Another report funded by the grant, published by the RAND Corporation, also found that “no rigorous research was found” on the effectiveness of nearly every technology currently used at American schools.
Mo Canady, the head of the National Association of School Resource Officers, said the lack of federal standards and oversight is a problem. Even if every school in the country hires a school cop, there is no federal standard for what training they should get or what is most effective. Which means that school officials are expected to figure it all out on their own.
No one wanted to talk about the obvious solution to school shootings
If there was one thing that people at the school safety conference seemed to agree on, it’s that giving teachers guns is a very bad idea. That idea gained some traction after Parkland when President Trump suggested it, and some states (like Colorado and Texas) already allow it. But the extreme move has prompted outcry from teachers unions and parents, and only a few districts seem to be going that route post-Parkland. (Florida did pass a law that allows certain trained school employees to carry guns, but not teachers.) Proponents of the idea say armed teachers will be able to protect students, though there is no evidence to back up that claim.
“I have a lot of concerns about that,” Canady said. The main concern is that police officers who respond to a shooting won’t know who the perpetrator is and may mistakenly believe that it’s a teacher. Even having an armed school cop on campus doesn’t guarantee safety for everyone. There were armed resource officers at the schools in Parkland and Santa Fe when the shootings happened. In Parkland, the cop did nothing; in Santa Fe, at least two school cops confronted and disarmed the shooter, but he had already killed 10 people.
Both shootings were carried out by teens with legally purchased guns. In Parkland, it was a semiautomatic rifle. In Santa Fe, the shooter used a revolver and a manual shotgun.
Making it harder to purchase guns seems like an obvious solution. But at the conference, talk about gun control was practically taboo. When I asked Canady about it, he didn’t want to go there.
“We don’t get involved in politics — that’s toxic,” he said. Instead, the association is focused on making sure school cops are prepared to face a teenager with an AR-15 who is ready to commit mass murder, he said.
When I asked Lewis about passing laws to restrict gun sales, she just shook her head. “I don’t know if that would work,” she said.
Scott Goodhart shows Marilyn Lewis how to confront a school shooter at the National School Safety Conference in Reno on June 26, 2018.
Maggie Starbard for Vox
As I walked through the conference exhibit hall on the last day, none of the vendors I spoke to wanted to talk about gun control either. It wasn’t that they thought people should be able to buy guns freely. Their responses came more from a sense of resignation, even cynicism, about the possibility that lawmakers would ever restrict gun ownership in the United States.
The fact that gun control wasn’t even considered an option just compounded the sense of helplessness at the conference. Not one person I spoke to believed there was a way to prevent school shootings.
“If you find out how, let me know,” Shihadeh, the VP of Raptor Technologies, told me.
Even the vendors hawking their high-tech devices didn’t promise to stop the shootings.
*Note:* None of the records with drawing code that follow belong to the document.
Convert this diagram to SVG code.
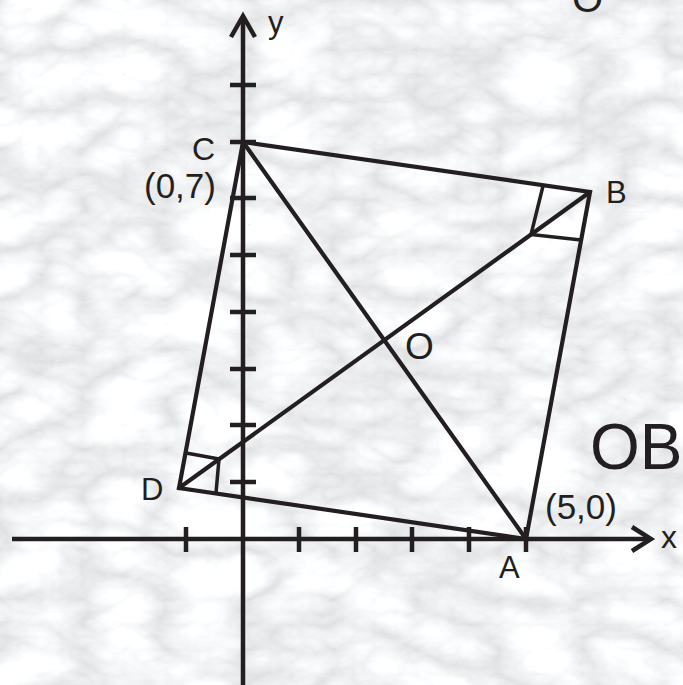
<svg xmlns="http://www.w3.org/2000/svg" width="683" height="685" viewBox="0 0 683 685">
  <defs>
    <filter id="marble" filterUnits="userSpaceOnUse" x="0" y="0" width="683" height="685">
      <feTurbulence type="turbulence" baseFrequency="0.012 0.02" numOctaves="5" seed="11" result="t"/>
      <feColorMatrix in="t" type="matrix" values="0.5 0 0 0 0.72  0.5 0 0 0 0.73  0.5 0 0 0 0.745  0 0 0 0 1"/>
    </filter>
    <style>
      .ax { stroke: #231f20; stroke-width: 4.5; fill: none; }
      .tk { stroke: #231f20; stroke-width: 4.5; }
      .ln { stroke: #231f20; stroke-width: 4.2; fill: none; stroke-linecap: round; }
      .mk { stroke: #231f20; stroke-width: 3.5; fill: none; }
      .lb { font-family: "Liberation Sans", Arial, sans-serif; fill: #231f20; }
    </style>
  </defs>
  <rect x="0" y="0" width="683" height="685" fill="#e2e3e5"/>
  <rect x="0" y="0" width="683" height="685" filter="url(#marble)"/>

  <g id="axes">
    <line class="ax" x1="12" y1="539" x2="650" y2="539"/>
    <polyline class="ax" points="632,527 651,539 632,551"/>
    <line class="ax" x1="243" y1="685" x2="243" y2="17"/>
    <polyline class="ax" points="231,37 243,16 255,37"/>
    <g id="xticks">
      <line class="tk" x1="186" y1="527" x2="186" y2="552"/>
      <line class="tk" x1="299" y1="527" x2="299" y2="552"/>
      <line class="tk" x1="356" y1="527" x2="356" y2="552"/>
      <line class="tk" x1="412" y1="527" x2="412" y2="552"/>
      <line class="tk" x1="469" y1="527" x2="469" y2="552"/>
      <line class="tk" x1="526" y1="527" x2="526" y2="552"/>
    </g>
    <g id="yticks">
      <line class="tk" x1="230" y1="482" x2="256" y2="482"/>
      <line class="tk" x1="230" y1="425" x2="256" y2="425"/>
      <line class="tk" x1="230" y1="369" x2="256" y2="369"/>
      <line class="tk" x1="230" y1="312" x2="256" y2="312"/>
      <line class="tk" x1="230" y1="255" x2="256" y2="255"/>
      <line class="tk" x1="230" y1="198" x2="256" y2="198"/>
      <line class="tk" x1="230" y1="142" x2="256" y2="142"/>
      <line class="tk" x1="230" y1="85" x2="256" y2="85"/>
    </g>
    <text class="lb" x="268" y="33" font-size="31">y</text>
    <text class="lb" x="661" y="548" font-size="32">x</text>
  </g>

  <g id="connectors">
    <polygon class="ln" points="526,539 590,192 243,142 179,488"/>
    <line class="ln" x1="526" y1="539" x2="243" y2="142"/>
    <line class="ln" x1="179" y1="488" x2="590" y2="192"/>
    <polyline class="mk" points="543,186 531,234.5 581,240"/>
    <polyline class="mk" points="186,453 219,459 216,493"/>
  </g>

  <g id="node-C"><text class="lb" x="192" y="160" font-size="32">C</text>
    <text class="lb" x="144" y="198" font-size="35">(0,7)</text></g>
  <g id="node-B"><text class="lb" x="606" y="203" font-size="31">B</text></g>
  <g id="node-O"><text class="lb" x="405" y="359" font-size="37">O</text></g>
  <g id="node-D"><text class="lb" x="141" y="500" font-size="31">D</text></g>
  <g id="node-A"><text class="lb" x="499" y="578" font-size="31">A</text>
    <text class="lb" x="545" y="519" font-size="35">(5,0)</text></g>
  <g id="labels">
    <text class="lb" x="590" y="469" font-size="64">OB</text>
    <text class="lb" x="572" y="12" font-size="40">O</text>
  </g>
</svg>
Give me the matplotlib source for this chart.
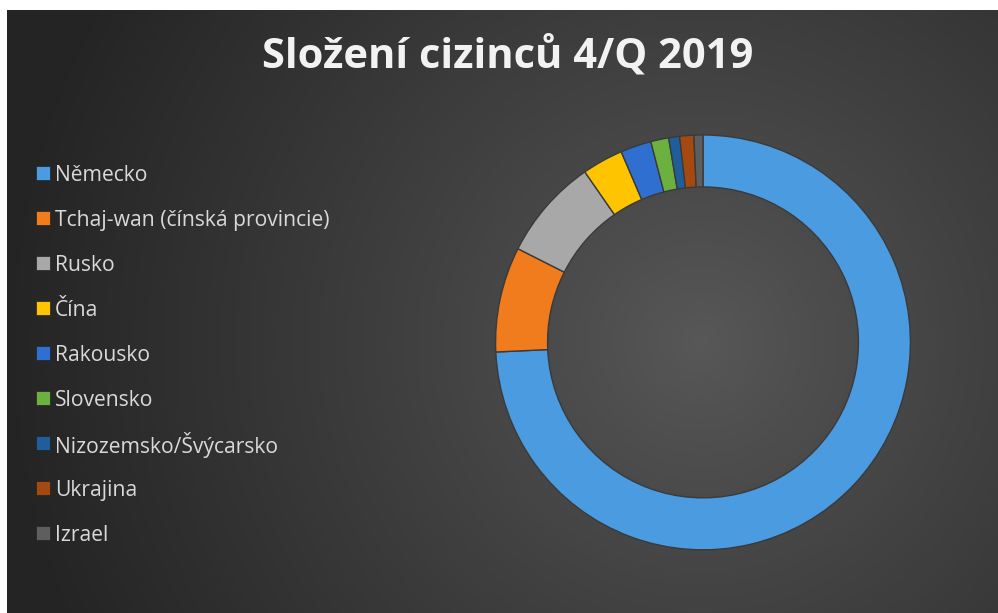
import numpy as np
import matplotlib
matplotlib.use("Agg")
import matplotlib.pyplot as plt
from matplotlib.patches import Rectangle

# ---- data ----
categories = ["Německo", "Tchaj-wan (čínská provincie)", "Rusko", "Čína", "Rakousko",
              "Slovensko", "Nizozemsko/Švýcarsko", "Ukrajina", "Izrael"]
shares = [74.3, 8.2, 7.9, 3.2, 2.4, 1.4, 0.85, 1.1, 0.7]
colors = ["#4A9BE0", "#F07C1E", "#A8A8A8", "#FFC400", "#2F6FD0",
          "#6CB040", "#1F5E9A", "#A44A10", "#5E5E5E"]
title = "Složení cizinců 4/Q 2019"

W, H = 998, 613
fig = plt.figure(figsize=(W / 100, H / 100), dpi=100)
fig.patch.set_facecolor("white")

# background with radial gradient
bg = fig.add_axes([7 / W, 0, (W - 7) / W, (H - 10) / H])
bg.set_axis_off()
yy, xx = np.mgrid[0:H - 10, 0:W - 7]
cx, cy = 700 - 7, 342 - 10
d = np.sqrt((xx - cx) ** 2 + (yy - cy) ** 2)
t = np.clip(d / 700.0, 0, 1) ** 0.9
c0 = np.array([0x58, 0x58, 0x58]) / 255
c1 = np.array([0x24, 0x24, 0x24]) / 255
img = c0[None, None, :] * (1 - t[..., None]) + c1[None, None, :] * t[..., None]
bg.imshow(img, aspect="auto", extent=[0, 1, 0, 1], origin="upper")
bg.set_xlim(0, 1)
bg.set_ylim(0, 1)

# donut
R = 209.5
cxp, cyp = 703, 342.4
ax = fig.add_axes([(cxp - R) / W, (H - cyp - R) / H, 2 * R / W, 2 * R / H])
ax.set_axis_off()
wedges, _ = ax.pie(shares, colors=colors, startangle=90, counterclock=False, radius=1,
                   wedgeprops=dict(width=(R - 157) / R, edgecolor="#3a3a3a", linewidth=1.0))
ax.set_xlim(-1.01, 1.01)
ax.set_ylim(-1.01, 1.01)
ax.set_aspect("equal")

# title
fig.text(508 / W, 1 - 57 / H, title, ha="center", va="center", fontsize=30,
         fontweight="bold", color="#F2F2F2", family="Open Sans")

# legend (manual layout, colours/labels from data)
y0, step = 173, 45
for i, (lab, col) in enumerate(zip(categories, colors)):
    yc = y0 + i * step
    fig.patches.append(Rectangle((36 / W, 1 - (yc + 7) / H), 14 / W, 14 / H,
                                 transform=fig.transFigure, facecolor=col,
                                 edgecolor="#222222", linewidth=0.5))
    fig.text(55 / W, 1 - yc / H, lab, ha="left", va="center_baseline",
             fontsize=15.2, color="#D9D9D9", family="Open Sans")

fig.savefig("out.png", dpi=100, facecolor=fig.get_facecolor())
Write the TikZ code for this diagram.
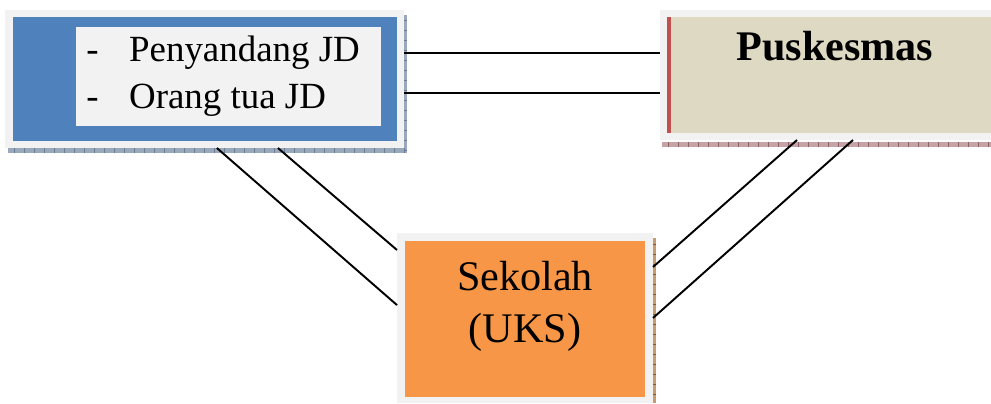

Erik Leslie, who was selling a flashlight that shoots pepper spray bullets, was adamant about that.
“This is no match for an AR-15. All it will do is buy a teacher a few more minutes until the cops get there. Maybe that might save someone’s life,” he said.
Canady didn’t think it was possible to prevent another Parkland from happening.
“When someone has made up their mind to [commit mass murder], they are going to do it,” he said.
An Eastern Beacon Industries ballistic backpack contains two polyurethane plates that weigh 1.6 pounds each.